7 Quaisquer actos de registo devem poder fazer-se por via informática (como hoje, em geral, já acontece), sem prejuízo de se considerarem suspensos os prazos para os requerer ou para reclamar de quaisquer decisões que sejam proferidas nesse âmbito, a não ser quando estejam em causa direitos fundamentais ou outros interesses económicos ou sociais especialmente atendíveis. Deve prever-se a possibilidade dos actos notariais poderem ser feitos com recurso ao skype ou outro meio equivalente, cabendo ao notário assegurar a fidedignidade dos meios utilizados.

8 Uma nota final para a situação de dificuldade económica em que estão muitos advogados. Não há em Portugal só grandes escritórios, que funcionam como verdadeiras empresas. A grande maioria dos advogados ainda trabalha numa base individual e liberal. Também são trabalhadores independentes a merecer, como os restantes, uma adequada e mínima protecção social. Não há justiça sem advogados.

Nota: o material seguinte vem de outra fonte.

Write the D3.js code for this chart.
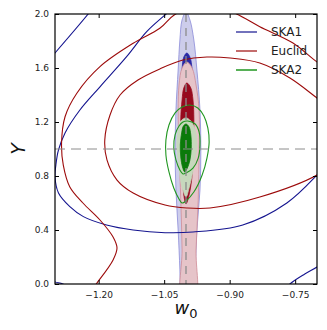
<!DOCTYPE html>
<html>
<head>
<meta charset="utf-8">
<script src="https://cdn.jsdelivr.net/npm/d3@7"></script>
<style>
  body { margin: 0; background: #fff; }
  svg text { font-family: "DejaVu Sans", sans-serif; }
</style>
</head>
<body>
<div id="chart"></div>
<script>
// Axis ticks
var xTicks = [-1.20, -1.05, -0.90, -0.75];
var yTicks = [0.0, 0.4, 0.8, 1.2, 1.6, 2.0];

// Reference lines
var w0Fid = -1.0;
var yFid = 1.0;

// Legend
var legendLabels = ["SKA1", "Euclid", "SKA2"];

// Filled contours, [w0, Y] points
var ska1Outer = [[-1.0, 2.015], [-0.991, 1.956], [-0.982, 1.807], [-0.975, 1.585], [-0.968, 1.289], [-0.966, 0.993],
    [-0.968, 0.696], [-0.975, 0.4], [-0.979, 0.104], [-0.984, -0.119], [-0.998, -0.34], [-1.012, -0.119],
    [-1.014, 0.104], [-1.018, 0.4], [-1.023, 0.696], [-1.025, 0.993], [-1.023, 1.289], [-1.018, 1.585],
    [-1.014, 1.807], [-1.009, 1.956]];
var ska1Inner = [[-0.998, 1.711], [-0.991, 1.681], [-0.986, 1.585], [-0.984, 1.215], [-0.986, 0.77], [-0.995, 0.4],
    [-1.005, 0.77], [-1.009, 1.215], [-1.009, 1.585], [-1.005, 1.681]];
var euclidOuter = [[-0.998, 1.644], [-0.986, 1.6], [-0.977, 1.474], [-0.970, 1.289], [-0.970, 0.993], [-0.972, 0.622],
    [-0.977, 0.252], [-0.979, -0.119], [-1.009, -0.119], [-1.009, 0.252], [-1.012, 0.622], [-1.016, 0.993],
    [-1.018, 1.289], [-1.016, 1.474], [-1.009, 1.6]];
var euclidInner = [[-0.998, 1.489], [-0.989, 1.452], [-0.984, 1.363], [-0.982, 1.215], [-0.984, 0.993], [-0.986, 0.807],
    [-0.993, 0.659], [-1.0, 0.593], [-1.005, 0.659], [-1.007, 0.807], [-1.009, 0.993], [-1.012, 1.215],
    [-1.009, 1.363], [-1.005, 1.452]];
var ska2Outer = [[-1.0, 1.230], [-0.989, 1.207], [-0.979, 1.141], [-0.975, 1.030], [-0.979, 0.919], [-0.986, 0.807],
    [-0.993, 0.711], [-1.0, 0.644], [-1.007, 0.696], [-1.014, 0.8], [-1.018, 0.919], [-1.021, 1.030],
    [-1.018, 1.141], [-1.012, 1.207]];
var ska2Inner = [[-1.0, 1.185], [-0.993, 1.163], [-0.989, 1.104], [-0.988, 1.007], [-0.991, 0.919], [-0.997, 0.859],
    [-1.003, 0.830], [-1.008, 0.867], [-1.012, 0.941], [-1.013, 1.030], [-1.010, 1.119], [-1.006, 1.170]];

// Line contours
var ska1Line1 = [[-1.025, 2.059], [-1.048, 1.993], [-1.09, 1.869], [-1.136, 1.684], [-1.197, 1.461], [-1.243, 1.289],
    [-1.277, 1.119], [-1.292, 0.993], [-1.298, 0.881], [-1.30, 0.795], [-1.292, 0.674], [-1.266, 0.573],
    [-1.235, 0.499], [-1.182, 0.437], [-1.121, 0.40], [-1.048, 0.380], [-0.984, 0.385], [-0.870, 0.437],
    [-0.769, 0.60], [-0.70, 0.807], [-0.670, 0.919]];
var ska1Line2a = [[-1.208, 2.067], [-1.224, 2.0], [-1.30, 1.711], [-1.316, 1.652]];
var ska1Line2b = [[-1.323, 0.044], [-1.30, 0.015], [-1.282, 0.0], [-1.261, -0.044]];
var ska1Line2c = [[-0.785, -0.081], [-0.762, 0.0], [-0.728, 0.074], [-0.70, 0.126], [-0.670, 0.193]];
var euclidLine1 = [[-0.670, 0.881], [-0.70, 0.807], [-0.831, 0.644], [-0.945, 0.563], [-0.998, 0.563], [-1.048, 0.585],
    [-1.121, 0.674], [-1.158, 0.770], [-1.181, 0.919], [-1.186, 1.067], [-1.174, 1.252], [-1.151, 1.4],
    [-1.11, 1.511], [-1.060, 1.593], [-1.007, 1.659], [-0.952, 1.681], [-0.899, 1.674], [-0.831, 1.637],
    [-0.762, 1.526], [-0.70, 1.378], [-0.670, 1.304]];
var euclidLine2 = [[-1.220, -0.059], [-1.204, 0.007], [-1.167, 0.178], [-1.158, 0.267], [-1.167, 0.348], [-1.197, 0.474],
    [-1.236, 0.6], [-1.266, 0.719], [-1.281, 0.881], [-1.285, 1.042], [-1.277, 1.239], [-1.250, 1.413],
    [-1.197, 1.61], [-1.121, 1.783], [-1.060, 1.894], [-1.027, 1.993], [-0.952, 2.089], [-0.884, 2.0],
    [-0.831, 1.906], [-0.755, 1.785], [-0.701, 1.647], [-0.670, 1.585]];
var ska2Line1 = [[-0.996, 1.207], [-0.979, 1.185], [-0.970, 1.126], [-0.968, 1.030], [-0.972, 0.933], [-0.984, 0.859],
    [-1.0, 0.822], [-1.007, 0.815], [-1.014, 0.844], [-1.023, 0.919], [-1.028, 1.007], [-1.025, 1.104],
    [-1.016, 1.170], [-1.007, 1.2]];
var ska2Line2 = [[-0.991, 1.326], [-0.973, 1.304], [-0.959, 1.244], [-0.950, 1.156], [-0.947, 1.052], [-0.952, 0.933],
    [-0.963, 0.807], [-0.982, 0.681], [-1.0, 0.615], [-1.009, 0.6], [-1.016, 0.630], [-1.028, 0.711],
    [-1.039, 0.830], [-1.046, 0.956], [-1.046, 1.067], [-1.039, 1.178], [-1.025, 1.267], [-1.009, 1.311]];

var svgWidth = 327;
var svgHeight = 330;
var margin = { top: 14, right: 10, bottom: 46, left: 55 };
var width = svgWidth - margin.left - margin.right;
var height = svgHeight - margin.top - margin.bottom;

var blue = "#14148f", red = "#9c0a0a", green = "#1f961f";

var svg = d3.select("#chart").append("svg")
    .attr("width", svgWidth)
    .attr("height", svgHeight);

var chartGroup = svg.append("g")
    .attr("transform", `translate(${margin.left}, ${margin.top})`);

var xScale = d3.scaleLinear().domain([-1.3, -0.7]).range([0, width]);
var yScale = d3.scaleLinear().domain([0, 2]).range([height, 0]);

svg.append("defs").append("clipPath").attr("id", "plotclip")
    .append("rect").attr("width", width).attr("height", height);

var plot = chartGroup.append("g").attr("clip-path", "url(#plotclip)");

var closedPath = d3.line().x(d => xScale(d[0])).y(d => yScale(d[1])).curve(d3.curveCatmullRomClosed.alpha(0.5));
var openPath = d3.line().x(d => xScale(d[0])).y(d => yScale(d[1])).curve(d3.curveCatmullRom.alpha(0.5));

// filled regions
var fills = [
    [ska1Outer, "#cdcdeb", "#8a8ad8"],
    [ska1Inner, "#2a2aa6", "#2a2aa6"],
    [euclidOuter, "#e6c4c9", "#cf8c95"],
    [euclidInner, "#970a1e", "#970a1e"],
    [ska2Outer, "#c6d8bc", "#c6d8bc"],
    [ska2Inner, "#0a7a0a", "#0a7a0a"]
];
fills.forEach(f => {
    plot.append("path")
        .attr("d", closedPath(f[0]))
        .attr("fill", f[1])
        .attr("stroke", f[2])
        .attr("stroke-width", 0.8);
});

// line contours
[[ska1Line1, blue], [ska1Line2a, blue], [ska1Line2b, blue], [ska1Line2c, blue],
 [euclidLine1, red], [euclidLine2, red]].forEach(l => {
    plot.append("path")
        .attr("d", openPath(l[0]))
        .attr("fill", "none")
        .attr("stroke", l[1])
        .attr("stroke-width", 1.1);
});
[ska2Line1, ska2Line2].forEach(l => {
    plot.append("path")
        .attr("d", closedPath(l))
        .attr("fill", "none")
        .attr("stroke", green)
        .attr("stroke-width", 1.1);
});

// fiducial dashed lines
plot.append("line")
    .attr("x1", 0).attr("x2", width)
    .attr("y1", yScale(yFid)).attr("y2", yScale(yFid))
    .attr("stroke", "#8c8c8c").attr("stroke-width", 1)
    .attr("stroke-dasharray", "10,6");
plot.append("line")
    .attr("x1", xScale(w0Fid)).attr("x2", xScale(w0Fid))
    .attr("y1", 0).attr("y2", height)
    .attr("stroke", "#8c8c8c").attr("stroke-width", 1.3)
    .attr("stroke-dasharray", "8,6");

// axes
var bottomAxis = d3.axisBottom(xScale).tickValues(xTicks).tickSizeInner(-4).tickSizeOuter(0)
    .tickPadding(8).tickFormat(d3.format(".2f"));
var leftAxis = d3.axisLeft(yScale).tickValues(yTicks).tickSizeInner(-4).tickSizeOuter(0)
    .tickPadding(6).tickFormat(d3.format(".1f"));
var topAxis = d3.axisTop(xScale).tickValues(xTicks).tickSizeInner(-4).tickSizeOuter(0).tickFormat("");
var rightAxis = d3.axisRight(yScale).tickValues(yTicks).tickSizeInner(-4).tickSizeOuter(0).tickFormat("");

var gx = chartGroup.append("g").attr("transform", `translate(0, ${height})`).call(bottomAxis);
var gy = chartGroup.append("g").call(leftAxis);
var gt = chartGroup.append("g").call(topAxis);
var gr = chartGroup.append("g").attr("transform", `translate(${width}, 0)`).call(rightAxis);

[gx, gy, gt, gr].forEach(g => {
    g.select(".domain").remove();
    g.selectAll(".tick line").attr("stroke", "#000");
    g.selectAll("text").attr("font-size", 9).attr("fill", "#222")
        .attr("font-family", "DejaVu Sans, sans-serif");
});

chartGroup.append("rect")
    .attr("width", width).attr("height", height)
    .attr("fill", "none").attr("stroke", "#000").attr("stroke-width", 1.2);

// axis labels
var xLabel = svg.append("text")
    .attr("x", margin.left + width / 2)
    .attr("y", 314)
    .attr("text-anchor", "middle")
    .attr("font-size", 18)
    .attr("font-style", "italic")
    .attr("fill", "#111");
xLabel.append("tspan").text("w");
xLabel.append("tspan").attr("font-size", 13).attr("font-style", "normal").attr("dy", 4).text("0");

svg.append("text")
    .attr("transform", `translate(25, ${margin.top + height / 2}) rotate(-90)`)
    .attr("text-anchor", "middle")
    .attr("font-size", 19)
    .attr("font-style", "italic")
    .attr("fill", "#111")
    .text("Y");

// legend
var legendColors = [blue, red, "#45a845"];
var legend = svg.append("g").attr("transform", "translate(236, 32)");
legendLabels.forEach((lab, i) => {
    legend.append("line")
        .attr("x1", 0).attr("x2", 21)
        .attr("y1", i * 19).attr("y2", i * 19)
        .attr("stroke", legendColors[i])
        .attr("stroke-width", i == 2 ? 1.8 : 1.2);
    legend.append("text")
        .attr("x", 35).attr("y", i * 19)
        .attr("dy", "0.36em")
        .attr("font-size", 12)
        .attr("fill", "#222")
        .text(lab);
});
</script>
</body>
</html>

9 São sugestões que deixo ao correr da pena, esperando que o Governo, os Conselhos Superiores da Magistratura e do Ministério Público, a Procuradoria Geral da República, a Ordem dos Advogados, dos Solicitadores e dos Agentes de Execução e dos Notários estejam a trabalhar no sentido de cooperarem na adopção de soluções rápidas, expeditas, simples e proporcionadas. Sem esquecer que se deve criar um grupo restrito e operacional a preparar o pior cenário se a crise não estiver debelada até ao Verão. Esperamos que tal não chegue a ocorrer, mas temos de estar preparados para o enfrentar se for caso disso.